3 hours, 50 songs: Hear Miguel Atwood-Ferguson’s ‘love letter’ to jazz

Written by Amy Ta and Danielle Chiriguayo, produced by Bennett Purser

LA native Miguel Atwood-Ferguson’s new album took upwards of 14 years to create. Credit: Hanna Arista.

LA native Miguel Atwood-Ferguson has played on hundreds of contemporary albums as a studio musician. He's led orchestras and composed his own jazz and hip-hop arrangements. He’s now releasing his own debut album, Les Jardins Mystiques Vol. 1., which boasts more than three hours of original compositions. Some musicians helped him create it, which took 14 years, on and off. 

“It's like my love letter to the multiverse, and a way of me repaying a debt of gratitude to all the people that have supported me and inspired me,” he describes the album to KCRW. 

The title is French for “mystical gardens.” He explains, “I like to think of everyone and everything as a garden. Sometimes we're manicured, sometimes we're sprawling and really wild. But we're a work in progress. That's how I like to see it. … I want to try to … encourage or empower some type of appreciation for diversity.”

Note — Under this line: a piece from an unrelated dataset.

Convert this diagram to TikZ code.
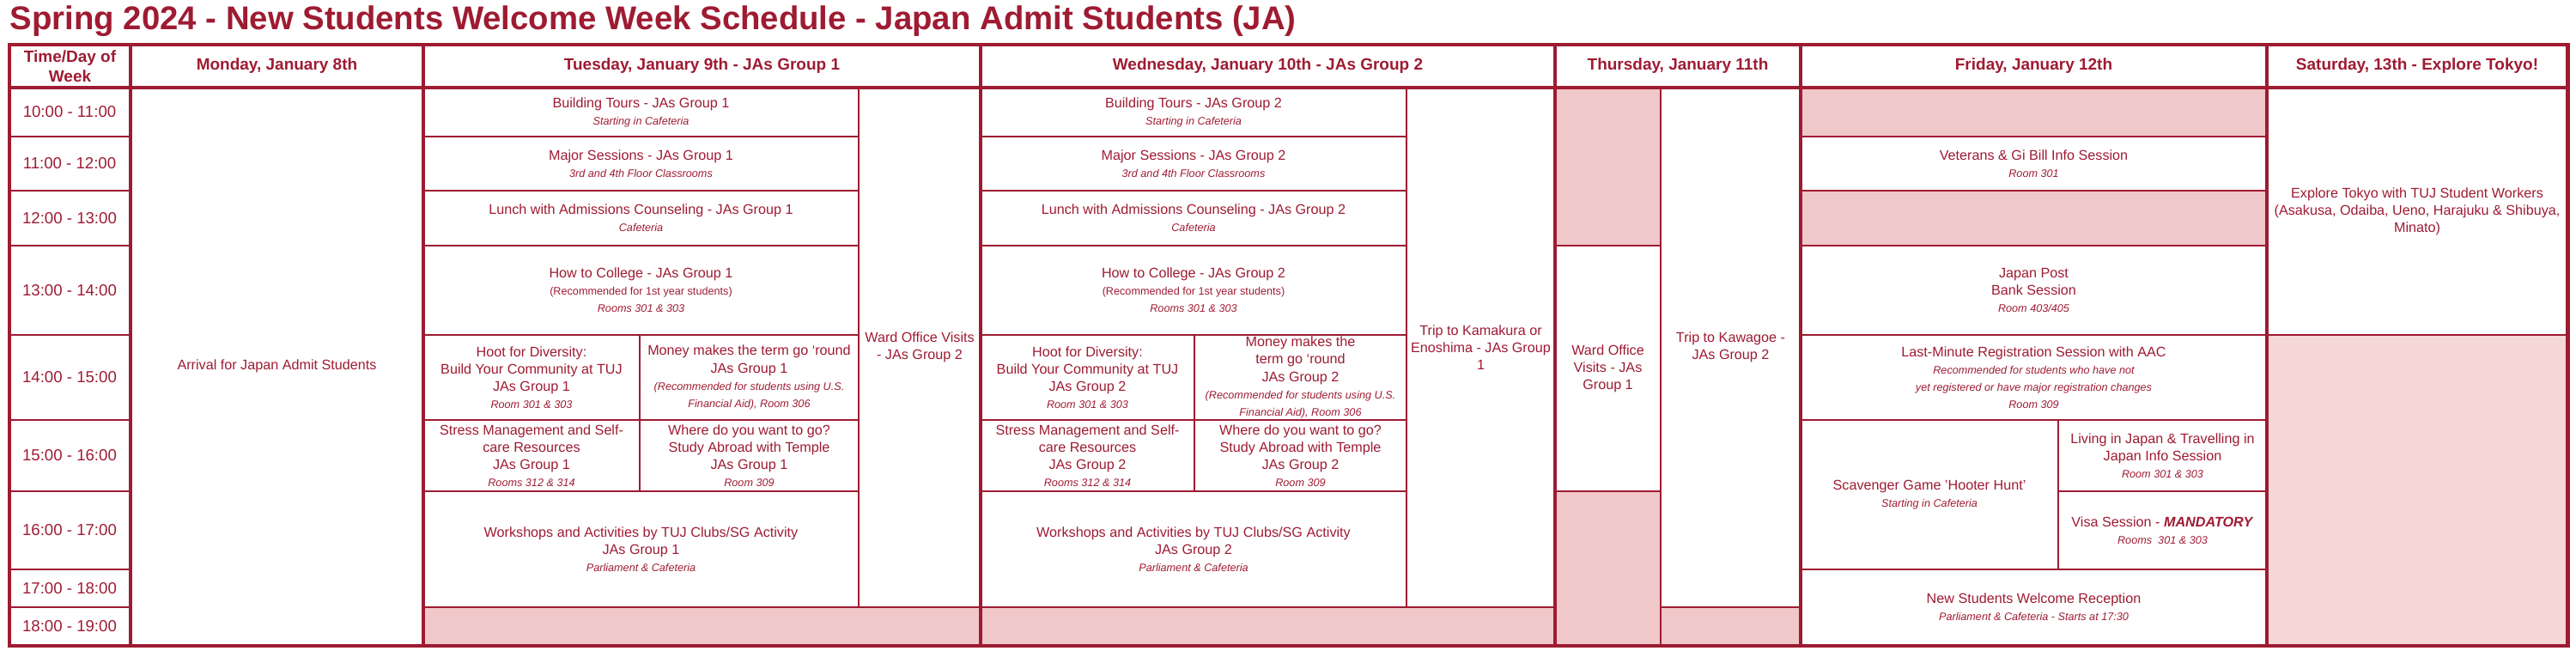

The Topanga Canyon native grew up in a musical household — his dad is a multi-instrumentalist and his mom was a special education teacher who loved Mozart and opera. They often played tracks from Jimi Hendrix and Motown, plus other genres like folk and European classical. He started playing violin at age 4.  

“It was always around me — this diverse feeling. … Not just the music, but the feeling of inclusivity and a type of curious-ness about life. And how do we make sense of this all?”

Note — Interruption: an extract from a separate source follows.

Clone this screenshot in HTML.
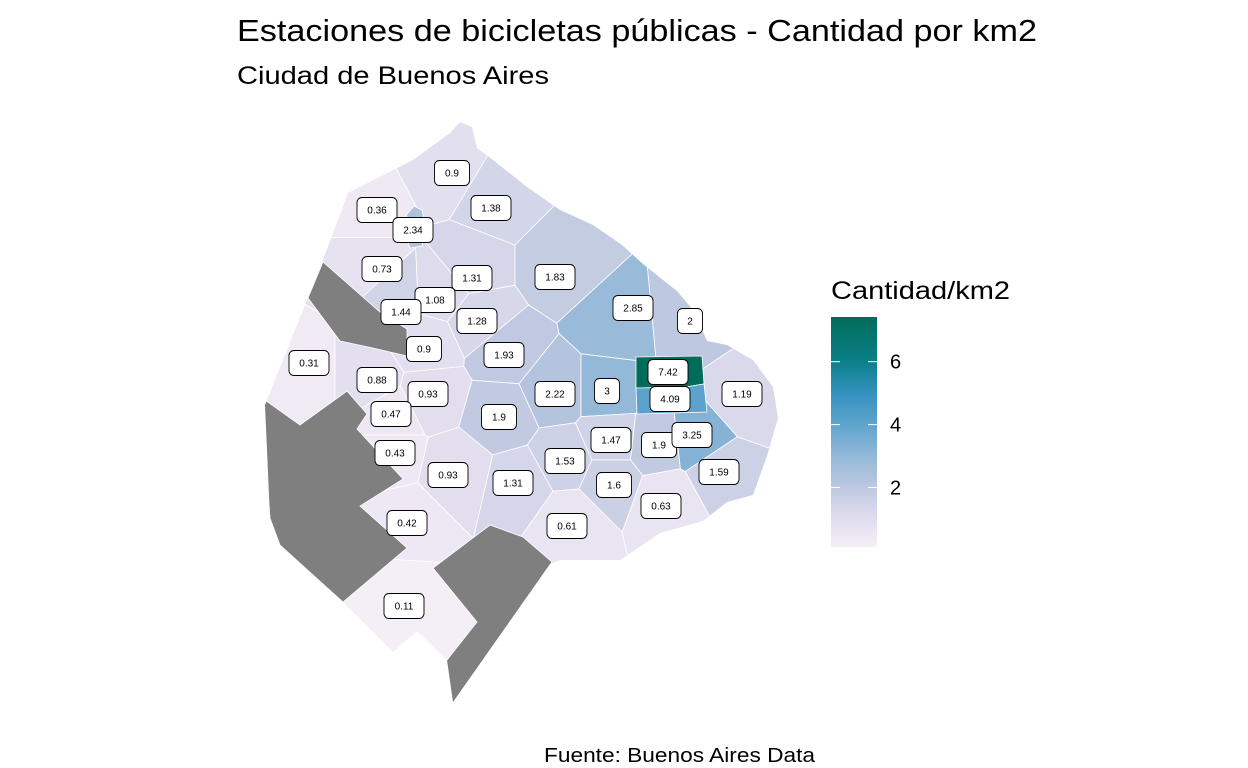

Atwood-Ferguson recalls Johann Sebastian Bach being his first love: “My mom told me that at age 5, I told her, ‘I know everything's gonna be okay in my life because I have Bach.’ And then when I was lucky enough to meet my fiancée … we decided to have a child, and she suggested that we name him after J.S. Bach. And so now we are blessed with Sebastian Atwood-Ferguson.” 

Atwood-Ferguson’s music, including his song “Ano Yo,” has a Japanese influence. The jazz musician is a practicing Buddhist, and he says the faith has been his entryway into the Eastern world. 

“All my music, I think, is just my brand of freedom music. And for me, freedom starts from the individual from within. … It's more of a spiritual, emotional thing, rather than it being a musical style thing.” 

In the harp and electronic-forward “Apotheosis,” Atwood-Ferguson uses the effect of reversing music. The Beatles and Hendrix inspired him. “I had an improvisation on the piano and I really liked it. But then I reversed it and it opened my imagination. And so after I rehearsed it, I picked the part that I really liked, and then I orchestrated on top of it.”

Atwood-Ferguson’s favorite performance was at the Hollywood Bowl in September. He says the audience was filled with his childhood friends from LA and people he had spent decades working with. However, he says the night was special particularly because of the silence during his rendition of Sam Shepherd’s (aka Floating Points) “Promises.” 

“It's a really sublime piece with just so much tenderness, and spirit, and poeticness. And almost every time I listen to the piece, it makes me cry, actually. And I don't get affected that way by music that often,” he explains. “And in regards to silence … on the record, there's about 71 seconds of complete silence before the coda section. And then at the very end of the piece, there's about 23 seconds of silence. … [Of that] 71 seconds, I think I did around 30 seconds. …  It wasn't like, okay, everyone be prepared, we're gonna have this moment of silence. It's not like it was dedicated to any person, place, or thing. And to my astonishment, for that first chunk of silence, I think almost everyone was quiet, actually.”

He says insects and planes overhead were audible, and the moment didn’t feel awkward. “People were saying that they never experienced something like that at a concert or at the Hollywood Bowl. … It was truly magical.”